Jayashakti (IAST: Jayaśakti) was a 9th-century ruler from the Chandela dynasty of Central India. In the Chandela records, he is generally mentioned with his younger brother and successor, Vijayashakti. The two are believed to have ruled the Chandela kingdom between c. 865 and 885 CE. They consolidated the Chandela power.

Jayashakti succeeded his father Vakpati. He is also known as Jeja or Jejjaka. An inscription found at Mahoba states that the Chandela territory (later called Bundelkhand) was named "Jejakabhukti" after him.

Much of the information about Jayashakti and Vijayashakti in Chandela records is eulogistic in nature, and of little historical value. These records state that they destroyed their enemies, but do not name any of the defeated rulers.

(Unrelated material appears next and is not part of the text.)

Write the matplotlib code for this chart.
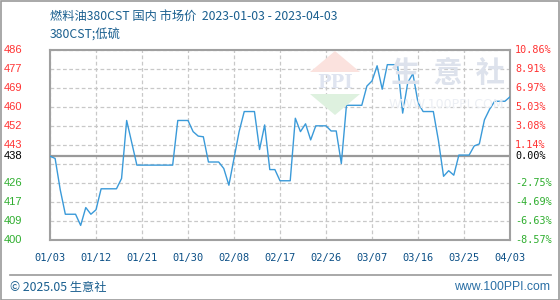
import matplotlib
matplotlib.use("Agg")
import matplotlib.pyplot as plt
import pandas as pd
import numpy as np
from matplotlib.patches import Polygon, Rectangle
from matplotlib.lines import Line2D

plt.rcParams['font.family'] = ['Noto Sans CJK SC', 'DejaVu Sans']

# ---- data ----
start_date = "2023-01-03"
end_date = "2023-04-03"
prices = [438, 437, 423, 412, 412, 412, 407, 415, 412, 414,
          423.4, 423.4, 423.4, 423.4, 428, 454, 444, 434, 434, 434,
          434, 434, 434, 434, 434, 454, 454, 454, 449, 447,
          446.7, 435.4, 435.4, 435.4, 432.5, 425, 437, 449, 458, 458,
          458, 441, 452, 432, 432, 427, 427, 427, 455, 449,
          452.5, 445.3, 451.6, 451.6, 451.6, 449.3, 449.3, 434.7, 460.8, 460.8,
          460.8, 460.8, 469.4, 471.7, 478.5, 468, 479, 479, 479, 457.3,
          471, 475, 462, 458, 458, 458, 445, 429, 431.5, 429.5,
          438.5, 438.5, 438.5, 442.6, 443.5, 454.3, 459, 462.6, 462.6, 462.6,
          464.6]
base_value = 438
pct_top = 10.86
pct_bottom = -8.57
left_labels = ['400', '409', '417', '426', '', '443', '452', '460', '469', '477', '486']
right_labels = ['-8.57%', '-6.63%', '-4.69%', '-2.75%', '', '1.14%', '3.08%', '5.03%', '6.97%', '8.91%', '10.86%']
base_left_label = '438'
base_right_label = '0.00%'
x_tick_labels = ['01/03', '01/12', '01/21', '01/30', '02/08', '02/17', '02/26',
                 '03/07', '03/16', '03/25', '04/03']
title_text = "燃料油380CST 国内 市场价  2023-01-03 - 2023-04-03"
subtitle_text = "380CST;低硫"

dates = pd.date_range(start_date, periods=len(prices), freq="D")

W, H = 560, 300
fig = plt.figure(figsize=(W / 100, H / 100), dpi=100)

def fx(px):
    return px / W

def fy(py):
    return 1 - py / H

ax = fig.add_axes([fx(50), fy(240), fx(460), fy(50) - fy(240)])
ymin = base_value * (1 + pct_bottom / 100)
ymax = base_value * (1 + pct_top / 100)
ax.set_ylim(ymin, ymax)
ax.set_xlim(dates[0], dates[-1])

grid_vals = np.linspace(ymin, ymax, len(left_labels))
tick_dates = pd.date_range(start_date, end_date, freq="9D")
ax.set_xticks(tick_dates)
ax.set_xticklabels(x_tick_labels)
ax.set_yticks(grid_vals)
ax.set_yticklabels([])
ax.tick_params(axis='both', length=0)
ax.tick_params(axis='x', pad=9, labelsize=7.5, labelcolor='#0b4f86')
for lbl in ax.get_xticklabels():
    lbl.set_family('DejaVu Sans Mono')
ax.grid(True, color='#c8c8c8', linestyle=(0, (3, 2)), linewidth=0.9)
for s in ax.spines.values():
    s.set_color('#a0a0a0')
    s.set_linewidth(1.5)

ax.axhline(base_value, color='#999999', linewidth=1.6, zorder=2)

# watermark logo & text (decoration)
wm = fig.add_artist
wm(Polygon([[fx(335), fy(51)], [fx(310), fy(72)], [fx(360), fy(72)]],
           closed=True, transform=fig.transFigure, facecolor='#fbe2de', edgecolor='none', zorder=0.5))
wm(Polygon([[fx(310), fy(94)], [fx(360), fy(94)], [fx(335), fy(115)]],
           closed=True, transform=fig.transFigure, facecolor='#def1df', edgecolor='none', zorder=0.5))
fig.text(fx(335), fy(83), "PPI", ha='center', va='center', fontsize=13, fontweight='bold',
         color='#dfe4f0', family='DejaVu Serif', zorder=0.6)
fig.text(fx(448), fy(73), "生  意  社", ha='center', va='center', fontsize=21, fontweight='bold',
         color='#dde2ec', zorder=0.6)
fig.text(fx(446), fy(105), "WWW.100PPI.COM", ha='center', va='center', fontsize=9,
         color='#eceff4', family='DejaVu Sans', zorder=0.6)
ax.patch.set_alpha(0)

ax.plot(dates, prices, color='#3a9ad9', linewidth=1.0, zorder=3)

# left/right value labels
for v, ltxt, rtxt in zip(grid_vals, left_labels, right_labels):
    if not ltxt:
        continue
    col = '#ff3333' if v > base_value else '#2fae2f'
    ax.text(-46 / 460, (v - ymin) / (ymax - ymin), ltxt, transform=ax.transAxes,
            ha='left', va='center', fontsize=8, color=col, family='Liberation Sans')
    ax.text(1 + 5 / 460, (v - ymin) / (ymax - ymin), rtxt, transform=ax.transAxes,
            ha='left', va='center', fontsize=7.3, color=col, family='DejaVu Sans Mono')
bpos = (base_value - ymin) / (ymax - ymin)
ax.text(-46 / 460, bpos, base_left_label, transform=ax.transAxes,
        ha='left', va='center', fontsize=8, color='#000000', family='Liberation Sans')
ax.text(1 + 5 / 460, bpos, base_right_label, transform=ax.transAxes,
        ha='left', va='center', fontsize=7.3, color='#000000', family='DejaVu Sans Mono')

# titles
fig.text(fx(50), fy(16), title_text, ha='left', va='center', fontsize=8.8, color='#1a5f8f')
fig.text(fx(50), fy(35), subtitle_text, ha='left', va='center', fontsize=8.8, color='#1a5f8f')

# footer
fig.add_artist(Line2D([fx(10), fx(551)], [fy(275), fy(275)], transform=fig.transFigure,
                      color='#999999', linewidth=1.2))
fig.text(fx(10), fy(287), "© 2025.05 生意社", ha='left', va='center', fontsize=8.8, color='#1a5f8f')
fig.text(fx(550), fy(287), "www.100PPI.com", ha='right', va='center', fontsize=8.8, color='#2a6fa5',
         family='Liberation Sans')

# outer frame
fig.add_artist(Rectangle((0.5 / W, 0.5 / H), 1 - 1.5 / W, 1 - 1.5 / H, transform=fig.transFigure,
                         fill=False, edgecolor='#9a9a9a', linewidth=1.2))

fig.savefig("out.png", dpi=100)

The Kalachuri king Kokkala I married a Chandela princess Naṭṭā-devi. According to R. C. Majumdar, this princess might have been a daughter of Jayashakti. R. K. Dikshit, on the other hand, believes that she was probably a daughter or sister of Jayashakti's nephew Rahila.

Jayashakti probably died without an heir, because of which he was succeeded by his younger brother.